La videorecensione di Vermiglio, il nuovo film di Maura Delpero a cura di Anna Maria Pasetti. Il film è stato presentato all’81esima Mostra del cinema di Venezia.
È un piccolo mondo antico codificato sui dettagli e sull’evidente ispirazione olmiana l’universo raccontato in Vermiglio, titolo scelto per il suo secondo lungometraggio di finzione da Maura Delpero a rievocare il paese natio del padre. Con il rigore di uno sguardo intento a scrutare ogni particolare del contesto naturale e umano che si fa meticoloso tessuto del narrare, la regista esordiente in lungo con Maternal nel 2019 utilizza la piccola comunità montana vicina allo Stelvio quale unità di misura per inquadrare un mondo che, benché storicizzato sul finire della II Guerra Mondiale, potrebbe collocarsi spazio-temporalmente ovunque laddove le barriere ambientali e tradizionali ne rendano difficoltosi i rapporti con l’esterno. Al centro è una famiglia composta da un padre maestro e padrone, una madre sottomessa e una squadra di figlie e figli di ogni età.
Puntando l’attenzione sulle sorti della maggiore, Lucia, andata in sposa a un disertore siciliano, Delpero riesce a tratteggiare con cura le personalità di ciascun personaggio, anche dei minori, edificando così un quadro poetico e organico dotato di sensibile autenticità fatto di sussurri, silenzi e sguardi eloquenti ma anche delle grida laceranti specchio di una guerra solo apparentemente lontana.
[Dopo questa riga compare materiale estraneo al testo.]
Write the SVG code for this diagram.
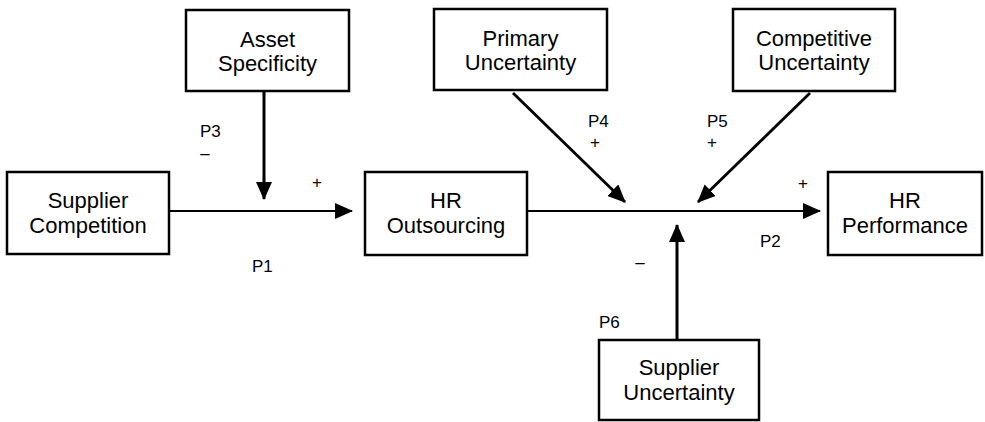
<svg xmlns="http://www.w3.org/2000/svg" width="985" height="422" viewBox="0 0 985 422">
<style>
.box{fill:#fff;stroke:#000;stroke-width:2.5}
.t{font-family:"Liberation Sans",Arial,sans-serif;font-size:22px;fill:#000;text-anchor:middle}
.l{font-family:"Liberation Sans",Arial,sans-serif;font-size:17px;fill:#000}
.c{stroke:#000;stroke-width:2.2;fill:none;marker-end:url(#ah)}
</style>
<defs>
<marker id="ah" viewBox="0 0 18 16" refX="17" refY="8" markerWidth="18" markerHeight="16" markerUnits="userSpaceOnUse" orient="auto">
<path d="M0,0 L18,8 L0,16 Z" fill="#000"/>
</marker>
</defs>
<rect width="985" height="422" fill="#fff"/>
<g id="connectors">
<line class="c" x1="169" y1="211" x2="352" y2="211"/>
<line class="c" x1="264" y1="91" x2="264" y2="199" style="stroke-width:3"/>
<line class="c" x1="527" y1="211" x2="820" y2="211"/>
<line class="c" x1="513" y1="93" x2="625" y2="202" style="stroke-width:2.8"/>
<line class="c" x1="810" y1="93" x2="698" y2="202" style="stroke-width:2.8"/>
<line class="c" x1="677" y1="340" x2="677" y2="225" style="stroke-width:3"/>
</g>
<g id="labels">
<text class="l" x="200" y="137">P3</text>
<text class="l" x="205" y="159" text-anchor="middle">–</text>
<text class="l" x="317" y="188" text-anchor="middle">+</text>
<text class="l" x="252" y="272">P1</text>
<text class="l" x="588" y="127">P4</text>
<text class="l" x="595" y="148" text-anchor="middle">+</text>
<text class="l" x="707" y="127">P5</text>
<text class="l" x="712" y="148" text-anchor="middle">+</text>
<text class="l" x="803" y="189" text-anchor="middle">+</text>
<text class="l" x="760" y="247">P2</text>
<text class="l" x="640" y="268" text-anchor="middle">–</text>
<text class="l" x="599" y="328">P6</text>
</g>
<g id="asset">
<rect class="box" x="186" y="10" width="163" height="81"/>
<text class="t" x="267.5" y="47">Asset</text>
<text class="t" x="267.5" y="71">Specificity</text>
</g>
<g id="supplier-competition">
<rect class="box" x="7" y="172" width="162" height="82"/>
<text class="t" x="88" y="208">Supplier</text>
<text class="t" x="88" y="233">Competition</text>
</g>
<g id="hr-outsourcing">
<rect class="box" x="365" y="172" width="162" height="83"/>
<text class="t" x="446" y="208">HR</text>
<text class="t" x="446" y="233">Outsourcing</text>
</g>
<g id="primary-uncertainty">
<rect class="box" x="434" y="9" width="173" height="81"/>
<text class="t" x="520.5" y="46">Primary</text>
<text class="t" x="520.5" y="70">Uncertainty</text>
</g>
<g id="competitive-uncertainty">
<rect class="box" x="733" y="9" width="162" height="82"/>
<text class="t" x="814" y="46">Competitive</text>
<text class="t" x="814" y="70">Uncertainty</text>
</g>
<g id="hr-performance">
<rect class="box" x="828" y="172" width="154" height="83"/>
<text class="t" x="905" y="208">HR</text>
<text class="t" x="905" y="233">Performance</text>
</g>
<g id="supplier-uncertainty">
<rect class="box" x="599" y="340" width="160" height="80"/>
<text class="t" x="679" y="375">Supplier</text>
<text class="t" x="679" y="400">Uncertainty</text>
</g>
</svg>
Come in Maternal, il motore vitale è affidato alle donne – bambine, giovani o anziane che siano – persone/personaggi cui spetta la funzione del cambiamento dall’interno di una società ancora profondamente maschilista e patriarcale.
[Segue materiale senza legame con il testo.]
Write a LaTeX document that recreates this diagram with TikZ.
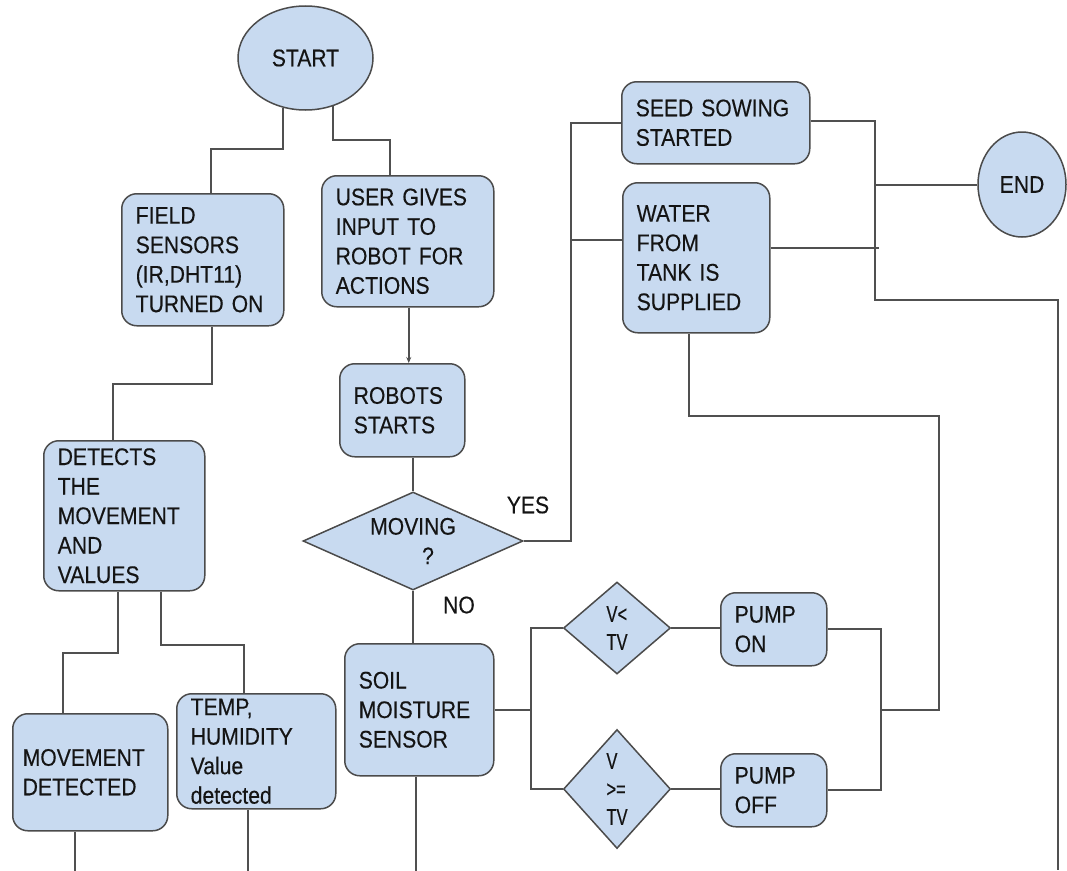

Accompagnato, specie nella seconda parte decisamente più incisiva della prima, dalla musica di Vivaldi a sostanziare l’arco delle quattro stagioni in cui si articola la messa in scena, Vermiglio sembra dunque soddisfare le proprie ambizioni estetico narrative benché in taluni passaggi avrebbe potuto innalzare con più decisione lo sguardo verso il simbolico, ovvero tentando una radicalizzazione espressiva di cui l’autrice appare potenzialmente a proprio agio.